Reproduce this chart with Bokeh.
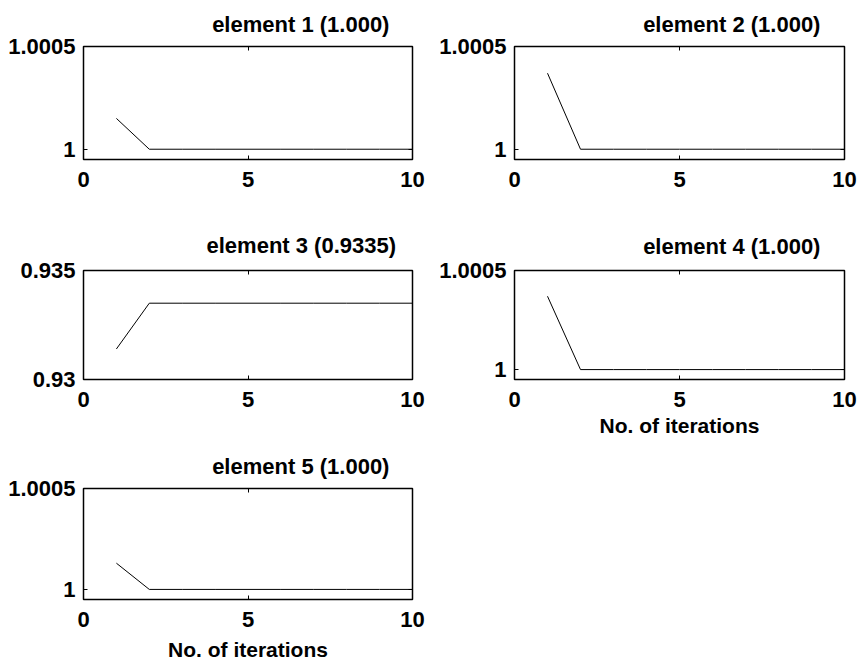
from bokeh.plotting import figure
from bokeh.layouts import gridplot
from bokeh.models import (FixedTicker, CustomJSTickFormatter, LinearAxis, Range1d,
                          CustomLabelingPolicy)
from bokeh.embed import file_html
from bokeh.resources import INLINE

# Convergence of each element over the iterations
iterations = [1, 2, 3, 4, 5, 6, 7, 8, 9, 10]
element_1 = [1.00015, 1.0, 1.0, 1.0, 1.0, 1.0, 1.0, 1.0, 1.0, 1.0]
element_2 = [1.00037, 1.0, 1.0, 1.0, 1.0, 1.0, 1.0, 1.0, 1.0, 1.0]
element_3 = [0.9314, 0.9335, 0.9335, 0.9335, 0.9335, 0.9335, 0.9335, 0.9335, 0.9335, 0.9335]
element_4 = [1.00037, 1.0, 1.0, 1.0, 1.0, 1.0, 1.0, 1.0, 1.0, 1.0]
element_5 = [1.00013, 1.0, 1.0, 1.0, 1.0, 1.0, 1.0, 1.0, 1.0, 1.0]

titles = ["element 1 (1.000)", "element 2 (1.000)", "element 3 (0.9335)",
          "element 4 (1.000)", "element 5 (1.000)"]

x_ticks = [0, 5, 10]
ticks_near_one = [1, 1.0005]
ticks_element_3 = [0.93, 0.935]
range_near_one = (0.99995, 1.0005)
range_element_3 = (0.93, 0.935)
x_label = "No. of iterations"

FONT = "Liberation Sans"
fmt = CustomJSTickFormatter(code="return String(tick)")
# box axes on the top/right only carry tick marks, never labels
no_labels = CustomLabelingPolicy(code="return;")


def style_axis(ax, ticks, hidden_labels=False):
    ax.ticker = FixedTicker(ticks=ticks)
    ax.formatter = fmt
    ax.major_tick_in = 4
    ax.major_tick_out = 0
    ax.minor_tick_in = 0
    ax.minor_tick_out = 0
    ax.axis_line_color = None
    ax.major_tick_line_color = "black"
    ax.major_tick_line_width = 1
    ax.major_label_text_font = FONT
    ax.major_label_text_font_style = "bold"
    ax.major_label_text_color = "black"
    if hidden_labels:
        ax.major_label_policy = no_labels
        ax.major_label_text_font_size = "0px"
        ax.major_label_standoff = 0
    else:
        ax.major_label_text_font_size = "22px"


def panel(values, title, y_rng, y_ticks, width, height, borders, title_standoff,
          xlabel_standoff=None):
    left, right, top, bottom = borders
    p = figure(width=width, height=height, output_backend="svg",
               toolbar_location=None, x_range=Range1d(0, 10),
               y_range=Range1d(*y_rng),
               min_border_left=left, min_border_right=right,
               min_border_top=top, min_border_bottom=bottom)
    p.xgrid.grid_line_color = None
    p.ygrid.grid_line_color = None
    p.outline_line_color = "black"
    p.outline_line_width = 1.5
    p.background_fill_color = "white"
    p.border_fill_color = "white"

    xb = p.xaxis[0]
    yl = p.yaxis[0]
    style_axis(xb, x_ticks)
    xb.major_label_standoff = 12
    style_axis(yl, y_ticks)
    yl.major_label_standoff = 8

    top_ax = LinearAxis()
    style_axis(top_ax, x_ticks, hidden_labels=True)
    p.add_layout(top_ax, "above")
    right_ax = LinearAxis()
    style_axis(right_ax, y_ticks, hidden_labels=True)
    p.add_layout(right_ax, "right")

    if xlabel_standoff is not None:
        xb.axis_label = x_label
        xb.axis_label_text_font = FONT
        xb.axis_label_text_font_style = "bold"
        xb.axis_label_text_font_size = "21px"
        xb.axis_label_text_color = "black"
        xb.axis_label_standoff = xlabel_standoff

    # title centred about 224 px right of the frame's left edge
    title_width = 0.51 * 22 * len(title)
    p.title.text = title
    p.title.align = "left"
    p.title.offset = 224 - title_width / 2
    p.title.text_font = FONT
    p.title.text_font_style = "bold"
    p.title.text_font_size = "22px"
    p.title.text_color = "black"
    p.title.standoff = title_standoff

    p.line(iterations, values, line_color="black", line_width=1)
    return p


p1 = panel(element_1, titles[0], range_near_one, ticks_near_one, 430, 210, (83, 18, 46, 51), 19)
p2 = panel(element_2, titles[1], range_near_one, ticks_near_one, 428, 210, (84, 14, 46, 51), 19)
p3 = panel(element_3, titles[2], range_element_3, ticks_element_3, 430, 232, (83, 18, 60, 61), 26)
p4 = panel(element_4, titles[3], range_near_one, ticks_near_one, 428, 232, (84, 14, 58, 63), 24, 4)
p5 = panel(element_5, titles[4], range_near_one, ticks_near_one, 430, 221, (83, 18, 46, 64), 19, 8)

grid = gridplot([[p1, p2], [p3, p4], [p5, None]], toolbar_location=None)

open("out.html", "w").write(file_html(grid, INLINE))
——
Transcribe the material exactly, keeping every word and none of the pictures.

Completed task>
Reproduce this chart with Bokeh.
from bokeh.plotting import figure
from bokeh.layouts import gridplot
from bokeh.models import (FixedTicker, CustomJSTickFormatter, LinearAxis, Range1d,
                          CustomLabelingPolicy)
from bokeh.embed import file_html
from bokeh.resources import INLINE

# Convergence of each element over the iterations
iterations = [1, 2, 3, 4, 5, 6, 7, 8, 9, 10]
element_1 = [1.00015, 1.0, 1.0, 1.0, 1.0, 1.0, 1.0, 1.0, 1.0, 1.0]
element_2 = [1.00037, 1.0, 1.0, 1.0, 1.0, 1.0, 1.0, 1.0, 1.0, 1.0]
element_3 = [0.9314, 0.9335, 0.9335, 0.9335, 0.9335, 0.9335, 0.9335, 0.9335, 0.9335, 0.9335]
element_4 = [1.00037, 1.0, 1.0, 1.0, 1.0, 1.0, 1.0, 1.0, 1.0, 1.0]
element_5 = [1.00013, 1.0, 1.0, 1.0, 1.0, 1.0, 1.0, 1.0, 1.0, 1.0]

titles = ["element 1 (1.000)", "element 2 (1.000)", "element 3 (0.9335)",
          "element 4 (1.000)", "element 5 (1.000)"]

x_ticks = [0, 5, 10]
ticks_near_one = [1, 1.0005]
ticks_element_3 = [0.93, 0.935]
range_near_one = (0.99995, 1.0005)
range_element_3 = (0.93, 0.935)
x_label = "No. of iterations"

FONT = "Liberation Sans"
fmt = CustomJSTickFormatter(code="return String(tick)")
# box axes on the top/right only carry tick marks, never labels
no_labels = CustomLabelingPolicy(code="return;")


def style_axis(ax, ticks, hidden_labels=False):
    ax.ticker = FixedTicker(ticks=ticks)
    ax.formatter = fmt
    ax.major_tick_in = 4
    ax.major_tick_out = 0
    ax.minor_tick_in = 0
    ax.minor_tick_out = 0
    ax.axis_line_color = None
    ax.major_tick_line_color = "black"
    ax.major_tick_line_width = 1
    ax.major_label_text_font = FONT
    ax.major_label_text_font_style = "bold"
    ax.major_label_text_color = "black"
    if hidden_labels:
        ax.major_label_policy = no_labels
        ax.major_label_text_font_size = "0px"
        ax.major_label_standoff = 0
    else:
        ax.major_label_text_font_size = "22px"


def panel(values, title, y_rng, y_ticks, width, height, borders, title_standoff,
          xlabel_standoff=None):
    left, right, top, bottom = borders
    p = figure(width=width, height=height, output_backend="svg",
               toolbar_location=None, x_range=Range1d(0, 10),
               y_range=Range1d(*y_rng),
               min_border_left=left, min_border_right=right,
               min_border_top=top, min_border_bottom=bottom)
    p.xgrid.grid_line_color = None
    p.ygrid.grid_line_color = None
    p.outline_line_color = "black"
    p.outline_line_width = 1.5
    p.background_fill_color = "white"
    p.border_fill_color = "white"

    xb = p.xaxis[0]
    yl = p.yaxis[0]
    style_axis(xb, x_ticks)
    xb.major_label_standoff = 12
    style_axis(yl, y_ticks)
    yl.major_label_standoff = 8

    top_ax = LinearAxis()
    style_axis(top_ax, x_ticks, hidden_labels=True)
    p.add_layout(top_ax, "above")
    right_ax = LinearAxis()
    style_axis(right_ax, y_ticks, hidden_labels=True)
    p.add_layout(right_ax, "right")

    if xlabel_standoff is not None:
        xb.axis_label = x_label
        xb.axis_label_text_font = FONT
        xb.axis_label_text_font_style = "bold"
        xb.axis_label_text_font_size = "21px"
        xb.axis_label_text_color = "black"
        xb.axis_label_standoff = xlabel_standoff

    # title centred about 224 px right of the frame's left edge
    title_width = 0.51 * 22 * len(title)
    p.title.text = title
    p.title.align = "left"
    p.title.offset = 224 - title_width / 2
    p.title.text_font = FONT
    p.title.text_font_style = "bold"
    p.title.text_font_size = "22px"
    p.title.text_color = "black"
    p.title.standoff = title_standoff

    p.line(iterations, values, line_color="black", line_width=1)
    return p


p1 = panel(element_1, titles[0], range_near_one, ticks_near_one, 430, 210, (83, 18, 46, 51), 19)
p2 = panel(element_2, titles[1], range_near_one, ticks_near_one, 428, 210, (84, 14, 46, 51), 19)
p3 = panel(element_3, titles[2], range_element_3, ticks_element_3, 430, 232, (83, 18, 60, 61), 26)
p4 = panel(element_4, titles[3], range_near_one, ticks_near_one, 428, 232, (84, 14, 58, 63), 24, 4)
p5 = panel(element_5, titles[4], range_near_one, ticks_near_one, 430, 221, (83, 18, 46, 64), 19, 8)

grid = gridplot([[p1, p2], [p3, p4], [p5, None]], toolbar_location=None)

open("out.html", "w").write(file_html(grid, INLINE))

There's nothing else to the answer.